Thats right. I'm alive and kickin'. Just when you thought I was finally gone.
I've completed my first semester of college. I did pretty good too. Words cannot really describe everything that has happend. I've changed, in recent months. I suppose everyone is always changing. Its part of living. I'm certainly not the same guy I was last year. Well, I'm still ME, but, so different. I'm not the same shy, quiet, insecure guy I used to be. Guess I lost that, somewhere along the way.
It scares me, hhow much I'm changing. Maybe I'm just growing up. Seems like yesterday I was 14 years old, showing up for my first "How to Manga" class at kendal. And here I am now.
I really enjoy college. Theres actually people! Being stuck home alone all day because of my homeschooling really sucked. Being around people more often made me realize that, I tend to talk to myself a lot when I'm at home. I'm questioning my own sanity, but I guess in reality I was the only one for me to talk to.
College has had me gain quite a few experiences. Having real homework asignments was fun. Staying downtown for most of the day was awesome. I made new friends, and got to know others better. I actually know my way around town now. I was even basically attacked by this guy at school. The most interesting was a romance that was not meant to be. For once I actually feel like I might stand a fighting chance at living.

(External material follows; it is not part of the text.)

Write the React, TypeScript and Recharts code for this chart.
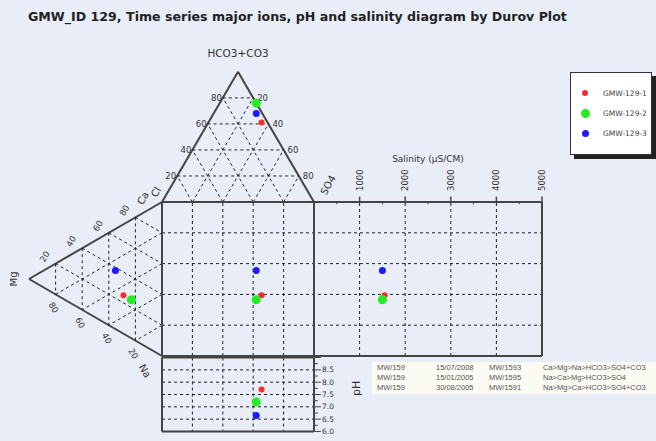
import React from 'react';
import { ScatterChart, Scatter, XAxis, YAxis, ReferenceLine } from 'recharts';

const TITLE = 'GMW_ID 129, Time series major ions, pH and salinity diagram by Durov Plot';

// one entry per sample
const samples = ['GMW-129-1', 'GMW-129-2', 'GMW-129-3'];
const colors = ['#ff2a2a', '#22ee22', '#1a1aff'];
const radius = [3, 4.5, 3.5];
const hco3 = [61, 76, 68];
const so4 = [35, 24, 28];
const cl = [4, 0, 4];
const ca = [25, 25, 38];
const mg = [29, 23, 35];
const na = [46, 52, 27];
const salinity = [1550, 1500, 1500];
const ph = [7.7, 7.2, 6.65];

const gridPct = [20, 40, 60, 80];
const salinityTicks = [1000, 2000, 3000, 4000, 5000];
const phTicks = [6.0, 6.5, 7.0, 7.5, 8.0, 8.5];

const tableRows = [
  ['MW/159', '15/07/2008', 'MW/1593', 'Ca>Mg>Na>HCO3>SO4+CO3'],
  ['MW/159', '15/01/2005', 'MW/1595', 'Na>Ca>Mg>HCO3>SO4'],
  ['MW/159', '30/08/2005', 'MW/1591', 'Na>Mg>Ca>HCO3>SO4+CO3'],
];

// diagram geometry, square = 100 x 100 units
const TRI_H = 84.5;
const LEFT_D = 87.5;
const SAL_W = 150;
const SAL_MAX = 5000;
const PH_MIN = 6;
const PH_MAX = 9;
const PH_TOP = -1;
const PH_BOT = -49;

const anion = (h: number, c: number, s: number) => {
  const t = h + c + s;
  return { x: (50 * h + 100 * s) / t, y: 100 + (TRI_H * h) / t };
};
const cation = (c: number, m: number, n: number) => {
  const t = c + m + n;
  return { x: (-LEFT_D * m) / t, y: (50 * m + 100 * c) / t };
};
const salX = (v: number) => 100 + (SAL_W * v) / SAL_MAX;
const phY = (v: number) => PH_BOT + ((PH_TOP - PH_BOT) * (v - PH_MIN)) / (PH_MAX - PH_MIN);

type P = { x: number; y: number };
type Seg = { a: P; b: P; dash?: boolean; w?: number };

const segs: Seg[] = [];
const frame = (a: P, b: P) => segs.push({ a, b, w: 2 });
const dash = (a: P, b: P) => segs.push({ a, b, dash: true });

// top triangle
frame(anion(100, 0, 0), anion(0, 100, 0));
frame(anion(100, 0, 0), anion(0, 0, 100));
gridPct.forEach((f) => {
  dash(anion(f, 100 - f, 0), anion(f, 0, 100 - f));
  dash(anion(0, 100 - f, f), anion(100 - f, 0, f));
  dash(anion(0, f, 100 - f), anion(100 - f, f, 0));
});
// left triangle
frame(cation(0, 100, 0), cation(100, 0, 0));
frame(cation(0, 100, 0), cation(0, 0, 100));
gridPct.forEach((f) => {
  dash(cation(100 - f, f, 0), cation(0, f, 100 - f));
  dash(cation(f, 100 - f, 0), cation(f, 0, 100 - f));
  dash(cation(100 - f, 0, f), cation(0, 100 - f, f));
});
// square + salinity box
gridPct.forEach((f) => {
  dash({ x: f, y: 0 }, { x: f, y: 100 });
  dash({ x: 0, y: f }, { x: salX(SAL_MAX), y: f });
  dash({ x: f, y: PH_TOP }, { x: f, y: PH_BOT });
});
salinityTicks.slice(0, -1).forEach((v) => dash({ x: salX(v), y: 0 }, { x: salX(v), y: 100 }));
salinityTicks.forEach((v) => segs.push({ a: { x: salX(v), y: 100 }, b: { x: salX(v), y: 103.5 }, w: 1.5 }));
salinityTicks.forEach((v) => segs.push({ a: { x: salX(v - 500), y: 100 }, b: { x: salX(v - 500), y: 98.5 }, w: 1 }));
frame({ x: 0, y: 100 }, { x: salX(SAL_MAX), y: 100 });
frame({ x: 0, y: 0 }, { x: salX(SAL_MAX), y: 0 });
frame({ x: 0, y: 0 }, { x: 0, y: 100 });
frame({ x: 100, y: 0 }, { x: 100, y: 100 });
frame({ x: salX(SAL_MAX), y: 0 }, { x: salX(SAL_MAX), y: 100 });
// pH box
phTicks.slice(1).forEach((v) => dash({ x: 0, y: phY(v) }, { x: 100, y: phY(v) }));
for (let v = PH_MIN; v <= PH_MAX + 0.01; v += 0.25) {
  const major = Math.abs(v * 2 - Math.round(v * 2)) < 0.01;
  segs.push({ a: { x: 100, y: phY(v) }, b: { x: major ? 104.5 : 102.5, y: phY(v) }, w: 1 });
}
frame({ x: 0, y: PH_TOP }, { x: 100, y: PH_TOP });
frame({ x: 0, y: PH_BOT }, { x: 100, y: PH_BOT });
frame({ x: 0, y: PH_TOP }, { x: 0, y: PH_BOT });
frame({ x: 100, y: PH_TOP }, { x: 100, y: PH_BOT });

type L = P & { text: string; dx?: number; dy?: number; rot?: number; anchor?: string; size?: number };
const labels: L[] = [];
const lab = (p: P, text: string, o: Partial<L> = {}) => labels.push({ ...p, text, ...o });

lab(anion(100, 0, 0), 'HCO3+CO3', { dy: -19, anchor: 'middle', size: 10.5 });
gridPct.forEach((f) => {
  lab(anion(f, 100 - f, 0), String(f), { dx: -1, dy: 0, anchor: 'end' });
  lab(anion(100 - f, 0, f), String(f), { dx: 4, dy: 0 });
  lab(cation(f, 100 - f, 0), String(f), { dx: -11, dy: -7, rot: -60, anchor: 'middle' });
  lab(cation(0, f, 100 - f), String(f), { dx: -2, dy: 13, rot: 60, anchor: 'middle' });
});
lab(cation(100, 0, 0), 'Ca', { dx: -19, dy: -4, rot: -60, anchor: 'middle', size: 10 });
lab(anion(0, 100, 0), 'Cl', { dx: -6, dy: -10, rot: -60, anchor: 'middle', size: 10 });
lab(anion(0, 0, 100), 'SO4', { dx: 14, dy: -17, rot: -60, anchor: 'middle', size: 10 });
lab(cation(0, 100, 0), 'Mg', { dx: -16, rot: -90, anchor: 'middle', size: 10 });
lab(cation(0, 0, 100), 'Na', { dx: -17, dy: 15, rot: 60, anchor: 'middle', size: 10 });
lab({ x: salX(2500), y: 100 }, 'Salinity (\u00b5S/CM)', { dy: -43, anchor: 'middle', size: 9 });
salinityTicks.forEach((v) => lab({ x: salX(v), y: 100 }, String(v), { dx: 0, dy: -11, rot: -90 }));
phTicks.forEach((v) => lab({ x: 100, y: phY(v) }, v.toFixed(1), { dx: 8, dy: 0, size: 7.5 }));
lab({ x: 100, y: phY(7.75) }, 'pH', { dx: 43, rot: -90, anchor: 'middle', size: 11 });

const seriesData = samples.map((name, i) => {
  const a = anion(hco3[i], cl[i], so4[i]);
  const k = cation(ca[i], mg[i], na[i]);
  return [a, k, { x: a.x, y: k.y }, { x: salX(salinity[i]), y: k.y }, { x: a.x, y: phY(ph[i]) }];
});

const FONT = '"DejaVu Sans", Verdana, sans-serif';
const NARROW = '"Liberation Sans", Arial, sans-serif';

const renderLabel = (p: any) => {
  const d: L = p.payload;
  const x = p.cx + (d.dx || 0);
  const y = p.cy + (d.dy || 0);
  return (
    <text
      x={x}
      y={y}
      fontSize={d.size || 8.5}
      fontFamily={FONT}
      fill="#333"
      textAnchor={d.anchor || 'start'}
      dominantBaseline="central"
      transform={d.rot ? `rotate(${d.rot} ${x} ${y})` : undefined}
    >
      {d.text}
    </text>
  );
};

export default function App() {
  return (
    <div style={{ position: 'fixed', left: 0, top: 0, width: 656, height: 441, background: '#e9edf7', fontFamily: FONT }}>
      <div style={{ position: 'absolute', left: 28, top: 9, fontSize: 12.6, fontWeight: 'bold', color: '#222', whiteSpace: 'nowrap' }}>
        {TITLE}
      </div>
      <ScatterChart width={656} height={441} margin={{ top: 9.5, right: 7.6, bottom: 0.3, left: 10 }}>
        <XAxis type="number" dataKey="x" domain={[-100, 320]} allowDataOverflow hide />
        <YAxis type="number" dataKey="y" domain={[-55, 225]} allowDataOverflow hide />
        {segs.map((s, i) => (
          <ReferenceLine
            key={i}
            segment={[s.a, s.b]}
            stroke={s.dash ? '#222' : '#444'}
            strokeWidth={s.w || 1}
            strokeDasharray={s.dash ? '3 3' : undefined}
            ifOverflow="visible"
          />
        ))}
        <Scatter data={labels} shape={renderLabel} isAnimationActive={false} />
        {samples.map((name, i) => (
          <Scatter
            key={name}
            name={name}
            data={seriesData[i]}
            isAnimationActive={false}
            shape={(p: any) => <circle cx={p.cx} cy={p.cy} r={radius[i]} fill={colors[i]} />}
          />
        ))}
      </ScatterChart>
      <div
        style={{
          position: 'absolute', left: 570, top: 72, width: 80, height: 81, background: '#fff',
          border: '1px solid #333', boxShadow: '4px 4px 0 #222',
        }}
      >
        {samples.map((name, i) => (
          <div key={name} style={{ position: 'absolute', left: 10, top: 15 + i * 20, height: 10, display: 'flex', alignItems: 'center' }}>
            <span style={{ display: 'inline-block', width: radius[i] * 2, height: radius[i] * 2, borderRadius: '50%', background: colors[i], marginLeft: 4 - radius[i] }} />
            <span style={{ position: 'absolute', left: 22, fontSize: 7.5, color: '#444', whiteSpace: 'nowrap' }}>{name}</span>
          </div>
        ))}
      </div>
      <div style={{ position: 'absolute', left: 372, top: 362, width: 284, height: 32, background: '#fbfbf4', fontFamily: NARROW }}>
        {tableRows.map((row, r) => (
          <div key={r} style={{ position: 'absolute', top: 1 + r * 10, left: 0, fontSize: 7.5, color: '#555', whiteSpace: 'nowrap' }}>
            {row.map((cell, c) => (
              <span key={c} style={{ position: 'absolute', left: [5, 64, 117, 171][c] }}>{cell}</span>
            ))}
          </div>
        ))}
      </div>
    </div>
  );
}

Oh, and did I mention my arms are really close to being fully recovered? I'm in physical therapy right now. I had gotten really weak. I feel a little better each day, and its a damn good feeling. Its approaching 1 year since I first injured my left arm, at the end of this month. Lets hope I'm ready for 2008. The question I ask though, is, will 2008 be ready for ME?
I had some money saved up and I bought myself a Fender Telecaster, in sunburst color. Several people thought I was a little crazy for buying it since I'm not quite able to play it. I had lost hope for a while, but it came back.
Music will always be appart of me. I gave it some serious thought. If I don't give my damn best shot at making music, I'll regret it for the rest of my life. Even if I don't make it. Even if I fail and never get signed. I'll regret it forever. I have no wrongly placed dreams of being a 'rock star'. I just want to make music, dammit. Good music.
That said, I like to eat, too. Which is why I'm not faltering from 3D graphics or drawing. I'm actually close to the screenplay phase of making my first short short film (About 2 minutes) in Lightwave. I will also devote at the minimum of 1 hour per day for drawing. Obviously I need to figure out how I'm to make money doing 3D graphics, but I have a plan now.
Anyway, get ready for regular updates! I'll schedule time to upload stuff. I find I have to schedule everything or else I completely forget.
So yes, I have returned! Ya dig, what I'm sayin'?